Walking down the concrete canyon that is Wall Street today, it's hard to imagine the bucolic scene of May 17, 1792, when a couple dozen stockbrokers gathered under a buttonwood tree on Wall Street to create what would become the New York Stock Exchange. Nor could they possibly have fathomed the complex derivatives and synthetic collateralized debt obligations of our modern times.

Willis and her team unearthed all sorts of interesting relics (she jokes that the exhibit is partially dedicated to Google Books), including drawings of Wall Street in its pre-financial (and pre-photography) days, and a wonderfully detailed spread by Fortune magazine from 1930. A handwritten ledger on display tallies up the construction costs for 40 Wall Street, competed in 1930. Grand total: $13 million.

Forty Wall was one of several skyscrapers erected on Wall Street from 1929 to 1931 during a frenzy of Depression era construction. The 70-story building, designed by H. Craig Severance for the Manhattan Company, an early predecessor of what is now JP Morgan Chase, was to be the largest in the world. However, it was quickly eclipsed by the Chrysler Building, which itself was soon dwarfed by the Empire State Building. Forty Wall was acquired by the Trump Organization in 1995.

The last great building on Wall Street, 60 Wall, was completed in 1987 as the headquarters for JP Morgan & Co., a more recent precursor to JPMorgan Chase (formed in 2000 by the merger of JP Morgan & Co. and Chase Manhattan Bank). Deutsche Bank now occupies the 47-floor tower. A new, modernized New York Stock Exchange building was supposed to tower over 60 Wall, but the building, designed by Skidmore Owings & Merrill in 2000, was never built.

Wherever They Move, Those Banks Are Still "Wall Street"
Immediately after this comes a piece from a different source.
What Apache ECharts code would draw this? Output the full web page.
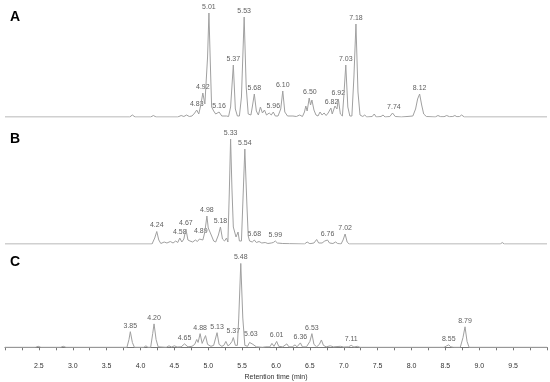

But much of what we think of as "Wall Street" actually exists at a distance from the half-mile street that bears the famous name. The New York Stock Exchange may still be there, but much of its trading has moved to diffuse electronic networks -- a factor that may have precipitated the steep and sudden May 6 drop.

Citigroup, JPMorgan Chase and Morgan Stanley are all headquartered a few miles north in midtown Manhattan. Bank of America, which swallowed up Merrill Lynch, is based in Charlotte, N.C. (although it opened a new, environmentally friendly tower near Bryant Park in midtown last year).

Goldman Sachs remains downtown in the Financial District, but not on Wall Street. The embattled firm, which is charged with misleading investors and betting against them by the SEC, recently completed a move from its longtime headquarters on Broad Street to a shiny new steel-and-glass building at 200 West Street, on the north end of Battery Park City. The $2.1 billion tower was built with generous government subsidies, including more than $100 million in tax breaks and the use of $1.65 billion in tax-exempt Liberty Bonds, all intended to encourage development near Ground Zero. (No matter that the firm's $3.5 billion profit for the first quarter of 2010 would have more than paid for it, as The New Yorker points out in its current issue.)

Still a Potent Idea


As the exhibit makes clear, Wall Street has been completely transformed over the past two centuries. The 18th-century icons of Trinity Church, Federal Hall and the Merchants Exchange still remain, incongruously holding their own against their towering neighbors. But on the street, you're likely to find more tourists than bankers these days.

Still, Wall Street remains a potent idea: a lightening rod for critics, a shining symbol for free market capitalists, a magnet for fortune-seekers and investors. And no doubt it will keep changing shape, both literally and figuratively, with the times. Bankers, the inhabitants of Wall Street the idea, may have fallen from grace. But let us at least appreciate Wall Street the place. "There is no half-mile anywhere in America that has a history as rich as the history of Wall Street," says Willis.

(The Rise of Wall Street runs through October at The Skyscraper Museum, 39 Battery Place, New York, N.Y.)